*MATERIAL*.
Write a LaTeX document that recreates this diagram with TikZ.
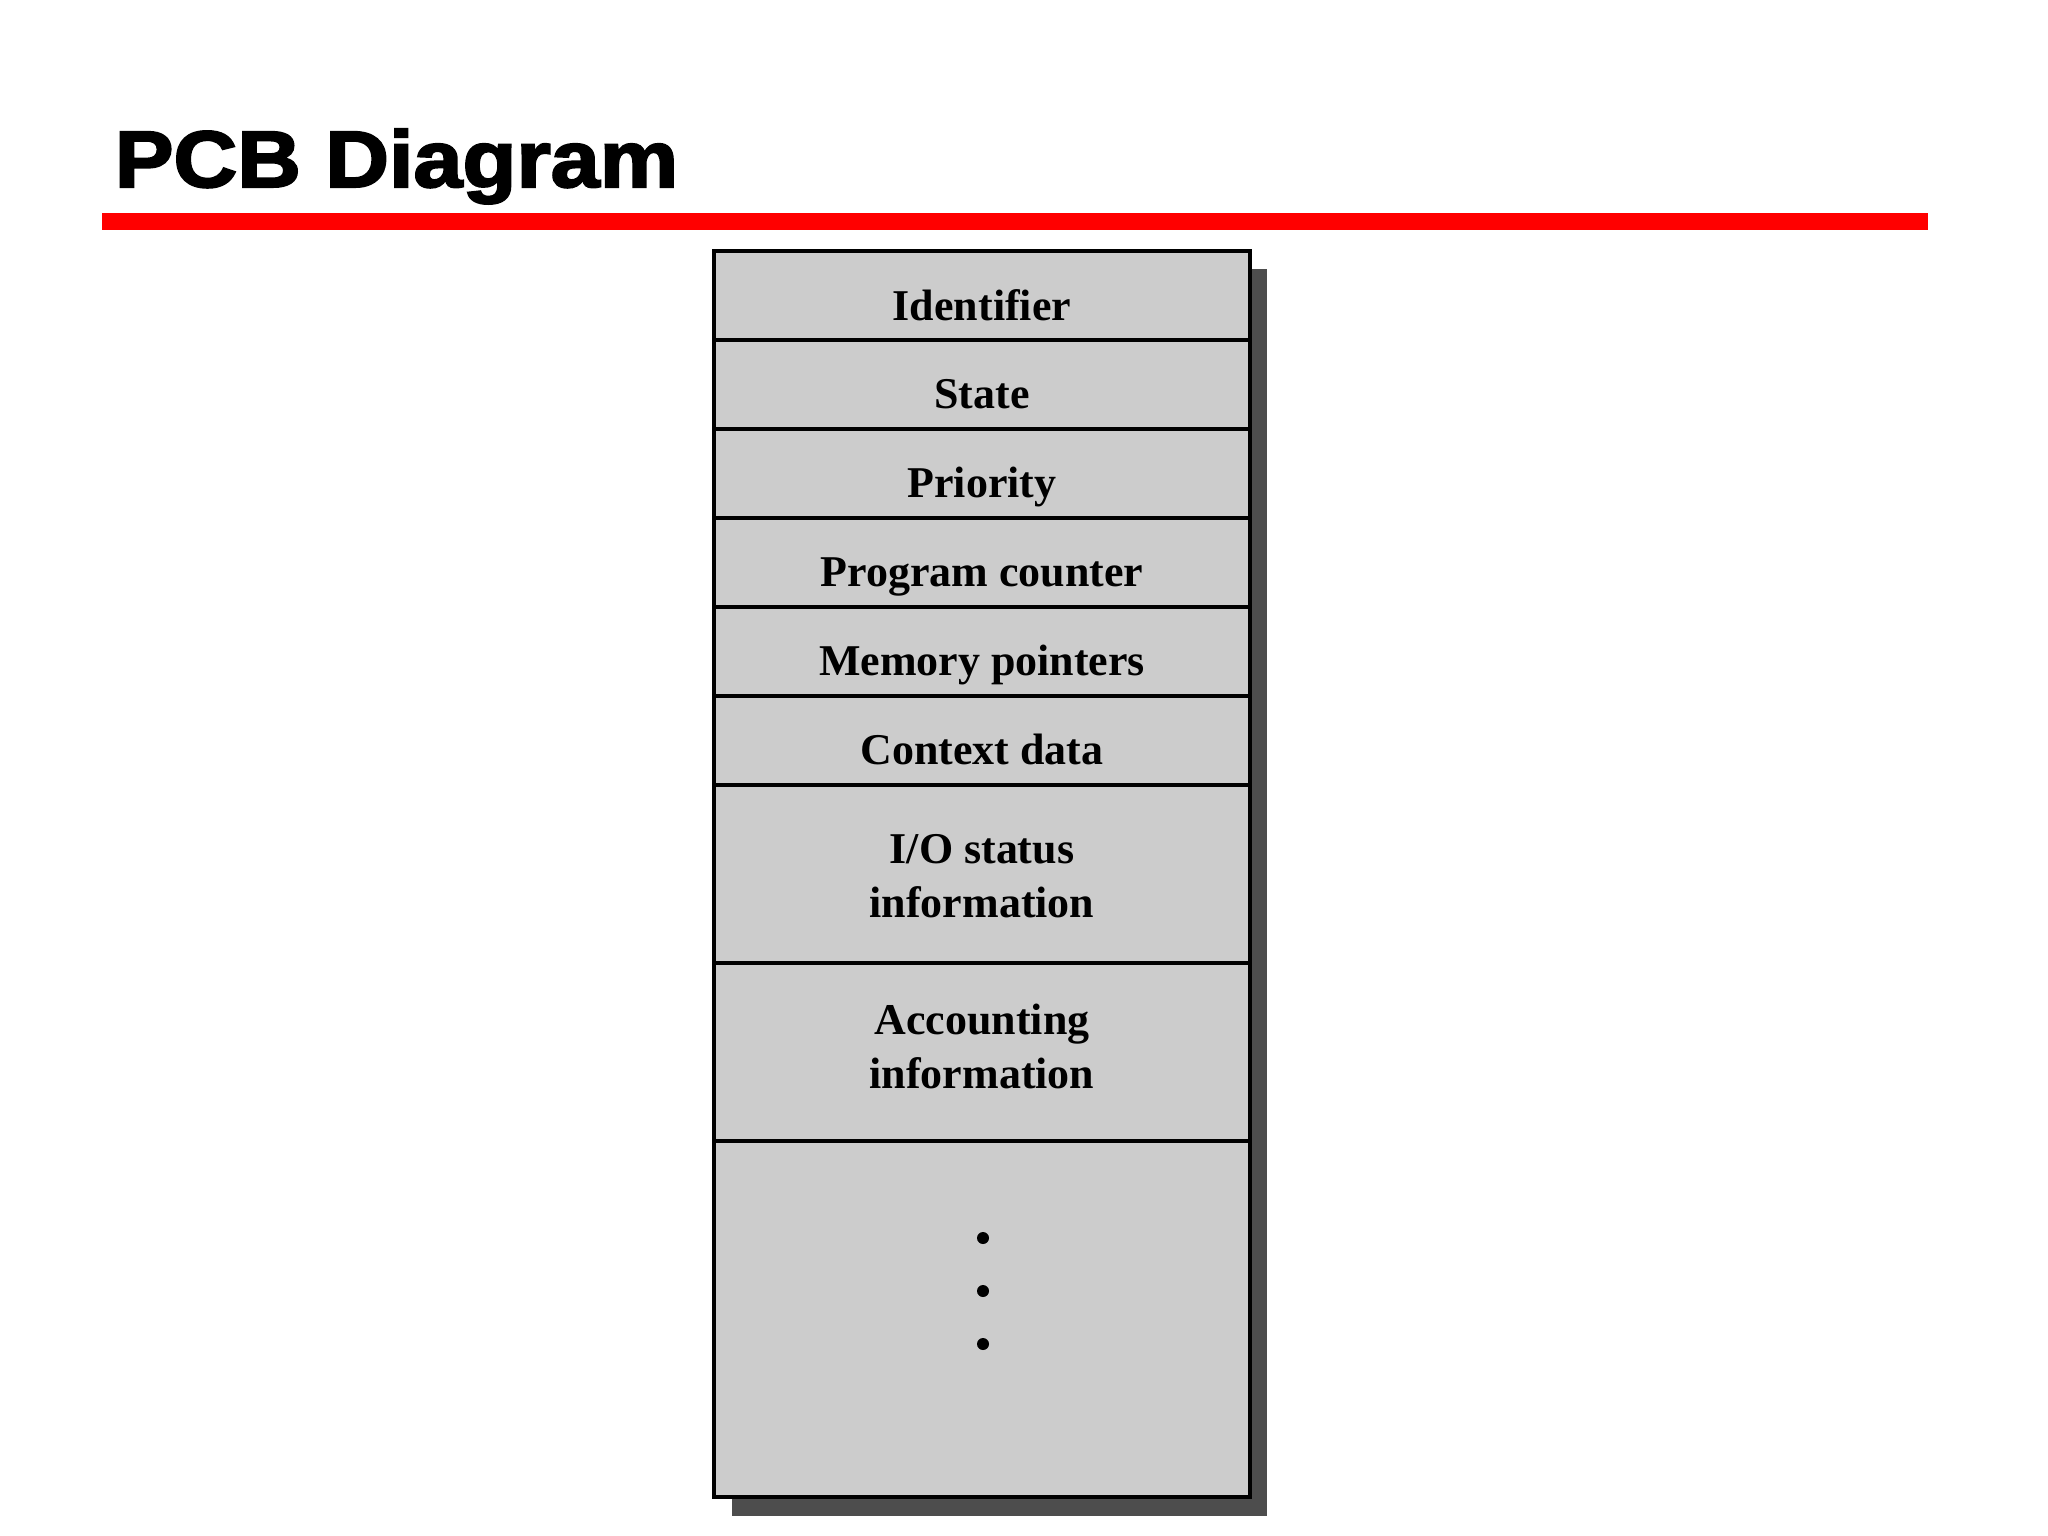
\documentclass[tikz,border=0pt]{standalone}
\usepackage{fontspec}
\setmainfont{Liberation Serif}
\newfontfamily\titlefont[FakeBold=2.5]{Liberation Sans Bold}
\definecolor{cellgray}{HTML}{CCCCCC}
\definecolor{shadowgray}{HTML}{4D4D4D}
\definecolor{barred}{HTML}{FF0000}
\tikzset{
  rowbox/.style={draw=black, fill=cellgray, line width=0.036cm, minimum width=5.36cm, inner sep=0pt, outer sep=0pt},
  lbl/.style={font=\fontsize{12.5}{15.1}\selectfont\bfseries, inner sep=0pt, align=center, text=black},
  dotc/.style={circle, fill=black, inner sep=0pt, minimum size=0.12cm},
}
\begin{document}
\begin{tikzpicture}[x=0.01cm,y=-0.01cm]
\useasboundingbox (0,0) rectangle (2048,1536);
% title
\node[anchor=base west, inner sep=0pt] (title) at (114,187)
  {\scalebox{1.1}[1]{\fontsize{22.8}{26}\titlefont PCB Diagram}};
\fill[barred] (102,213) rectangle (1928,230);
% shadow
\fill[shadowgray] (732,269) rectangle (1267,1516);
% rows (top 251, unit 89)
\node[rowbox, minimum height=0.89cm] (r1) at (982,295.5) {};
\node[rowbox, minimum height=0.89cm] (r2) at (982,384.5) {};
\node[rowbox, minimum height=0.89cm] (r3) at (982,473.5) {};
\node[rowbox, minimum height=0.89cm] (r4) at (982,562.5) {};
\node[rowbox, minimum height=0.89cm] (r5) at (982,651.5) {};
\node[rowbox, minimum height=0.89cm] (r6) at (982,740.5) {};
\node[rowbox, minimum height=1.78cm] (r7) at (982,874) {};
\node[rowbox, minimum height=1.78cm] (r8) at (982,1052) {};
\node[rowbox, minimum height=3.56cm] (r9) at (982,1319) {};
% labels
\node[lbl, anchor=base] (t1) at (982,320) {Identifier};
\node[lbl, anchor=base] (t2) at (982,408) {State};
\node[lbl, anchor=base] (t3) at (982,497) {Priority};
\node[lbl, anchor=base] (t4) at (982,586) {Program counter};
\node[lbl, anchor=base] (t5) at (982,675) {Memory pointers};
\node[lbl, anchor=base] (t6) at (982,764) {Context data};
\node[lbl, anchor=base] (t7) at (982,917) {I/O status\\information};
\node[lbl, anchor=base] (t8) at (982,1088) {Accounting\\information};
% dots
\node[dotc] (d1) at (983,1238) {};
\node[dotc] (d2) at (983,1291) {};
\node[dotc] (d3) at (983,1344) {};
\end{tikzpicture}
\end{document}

*TO BE DONE*.
Every line above should be returned word for word, with the pictures left behind.

*ANSWER TO THIS PROBLEM*.
Write a LaTeX document that recreates this diagram with TikZ.
\documentclass[tikz,border=0pt]{standalone}
\usepackage{fontspec}
\setmainfont{Liberation Serif}
\newfontfamily\titlefont[FakeBold=2.5]{Liberation Sans Bold}
\definecolor{cellgray}{HTML}{CCCCCC}
\definecolor{shadowgray}{HTML}{4D4D4D}
\definecolor{barred}{HTML}{FF0000}
\tikzset{
  rowbox/.style={draw=black, fill=cellgray, line width=0.036cm, minimum width=5.36cm, inner sep=0pt, outer sep=0pt},
  lbl/.style={font=\fontsize{12.5}{15.1}\selectfont\bfseries, inner sep=0pt, align=center, text=black},
  dotc/.style={circle, fill=black, inner sep=0pt, minimum size=0.12cm},
}
\begin{document}
\begin{tikzpicture}[x=0.01cm,y=-0.01cm]
\useasboundingbox (0,0) rectangle (2048,1536);
% title
\node[anchor=base west, inner sep=0pt] (title) at (114,187)
  {\scalebox{1.1}[1]{\fontsize{22.8}{26}\titlefont PCB Diagram}};
\fill[barred] (102,213) rectangle (1928,230);
% shadow
\fill[shadowgray] (732,269) rectangle (1267,1516);
% rows (top 251, unit 89)
\node[rowbox, minimum height=0.89cm] (r1) at (982,295.5) {};
\node[rowbox, minimum height=0.89cm] (r2) at (982,384.5) {};
\node[rowbox, minimum height=0.89cm] (r3) at (982,473.5) {};
\node[rowbox, minimum height=0.89cm] (r4) at (982,562.5) {};
\node[rowbox, minimum height=0.89cm] (r5) at (982,651.5) {};
\node[rowbox, minimum height=0.89cm] (r6) at (982,740.5) {};
\node[rowbox, minimum height=1.78cm] (r7) at (982,874) {};
\node[rowbox, minimum height=1.78cm] (r8) at (982,1052) {};
\node[rowbox, minimum height=3.56cm] (r9) at (982,1319) {};
% labels
\node[lbl, anchor=base] (t1) at (982,320) {Identifier};
\node[lbl, anchor=base] (t2) at (982,408) {State};
\node[lbl, anchor=base] (t3) at (982,497) {Priority};
\node[lbl, anchor=base] (t4) at (982,586) {Program counter};
\node[lbl, anchor=base] (t5) at (982,675) {Memory pointers};
\node[lbl, anchor=base] (t6) at (982,764) {Context data};
\node[lbl, anchor=base] (t7) at (982,917) {I/O status\\information};
\node[lbl, anchor=base] (t8) at (982,1088) {Accounting\\information};
% dots
\node[dotc] (d1) at (983,1238) {};
\node[dotc] (d2) at (983,1291) {};
\node[dotc] (d3) at (983,1344) {};
\end{tikzpicture}
\end{document}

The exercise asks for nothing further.